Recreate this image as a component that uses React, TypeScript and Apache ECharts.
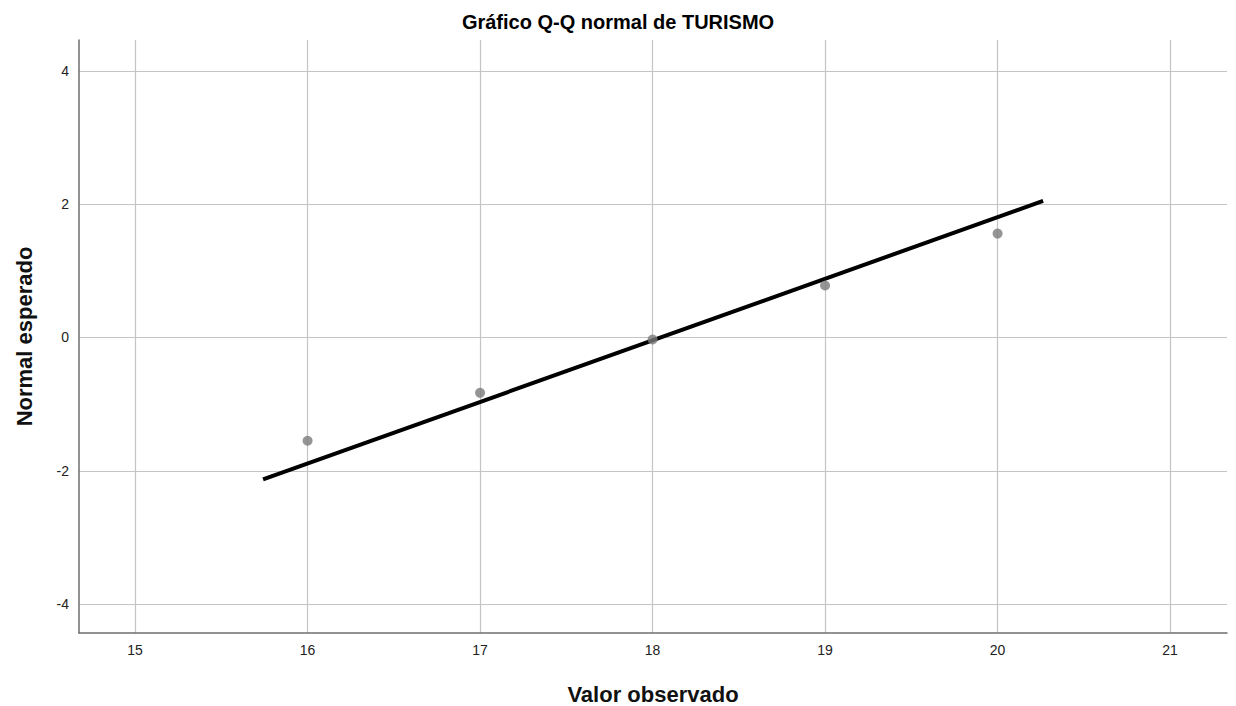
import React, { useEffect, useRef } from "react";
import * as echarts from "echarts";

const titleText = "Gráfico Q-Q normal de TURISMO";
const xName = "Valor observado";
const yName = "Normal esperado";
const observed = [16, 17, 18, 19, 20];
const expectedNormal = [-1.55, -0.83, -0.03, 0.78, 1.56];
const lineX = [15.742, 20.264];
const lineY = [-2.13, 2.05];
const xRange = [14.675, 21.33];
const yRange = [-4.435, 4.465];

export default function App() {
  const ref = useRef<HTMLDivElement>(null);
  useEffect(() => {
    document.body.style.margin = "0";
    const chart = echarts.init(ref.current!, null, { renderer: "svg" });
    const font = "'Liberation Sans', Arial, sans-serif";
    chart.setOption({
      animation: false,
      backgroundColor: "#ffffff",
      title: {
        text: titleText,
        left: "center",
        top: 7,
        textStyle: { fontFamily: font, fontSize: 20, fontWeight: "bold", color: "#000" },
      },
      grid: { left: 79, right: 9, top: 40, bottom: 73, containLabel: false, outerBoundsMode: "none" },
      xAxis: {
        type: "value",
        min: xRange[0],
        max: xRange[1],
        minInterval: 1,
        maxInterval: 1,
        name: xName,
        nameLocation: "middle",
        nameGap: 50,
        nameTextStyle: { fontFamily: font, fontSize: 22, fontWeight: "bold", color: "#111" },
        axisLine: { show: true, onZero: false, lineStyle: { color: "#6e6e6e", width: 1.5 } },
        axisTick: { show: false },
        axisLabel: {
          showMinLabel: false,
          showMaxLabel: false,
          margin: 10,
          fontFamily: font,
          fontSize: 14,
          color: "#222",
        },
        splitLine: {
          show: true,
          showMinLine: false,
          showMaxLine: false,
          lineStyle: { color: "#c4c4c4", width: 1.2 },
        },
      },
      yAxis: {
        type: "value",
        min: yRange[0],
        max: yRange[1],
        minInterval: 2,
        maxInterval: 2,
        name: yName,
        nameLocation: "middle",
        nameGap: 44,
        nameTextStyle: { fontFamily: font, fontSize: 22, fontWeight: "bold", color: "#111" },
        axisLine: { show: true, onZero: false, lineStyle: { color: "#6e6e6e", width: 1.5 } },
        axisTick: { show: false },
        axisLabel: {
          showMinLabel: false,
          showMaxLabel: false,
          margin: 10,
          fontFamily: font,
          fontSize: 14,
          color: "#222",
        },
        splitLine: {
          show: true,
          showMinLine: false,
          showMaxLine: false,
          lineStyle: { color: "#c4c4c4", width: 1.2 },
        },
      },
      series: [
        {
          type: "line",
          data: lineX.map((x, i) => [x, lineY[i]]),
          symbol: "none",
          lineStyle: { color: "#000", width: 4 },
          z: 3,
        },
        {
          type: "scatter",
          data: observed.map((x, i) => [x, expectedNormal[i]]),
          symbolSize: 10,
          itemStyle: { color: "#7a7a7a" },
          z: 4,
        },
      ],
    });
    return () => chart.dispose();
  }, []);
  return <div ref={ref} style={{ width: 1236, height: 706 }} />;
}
......
> [To do] Restate the material word for word from its first line through the line containing "import * as", both included; the pictures do not belong in it.

> [Written response]
Recreate this image as a component that uses React, TypeScript and Apache ECharts.
import React, { useEffect, useRef } from "react";
import * as echarts from "echarts";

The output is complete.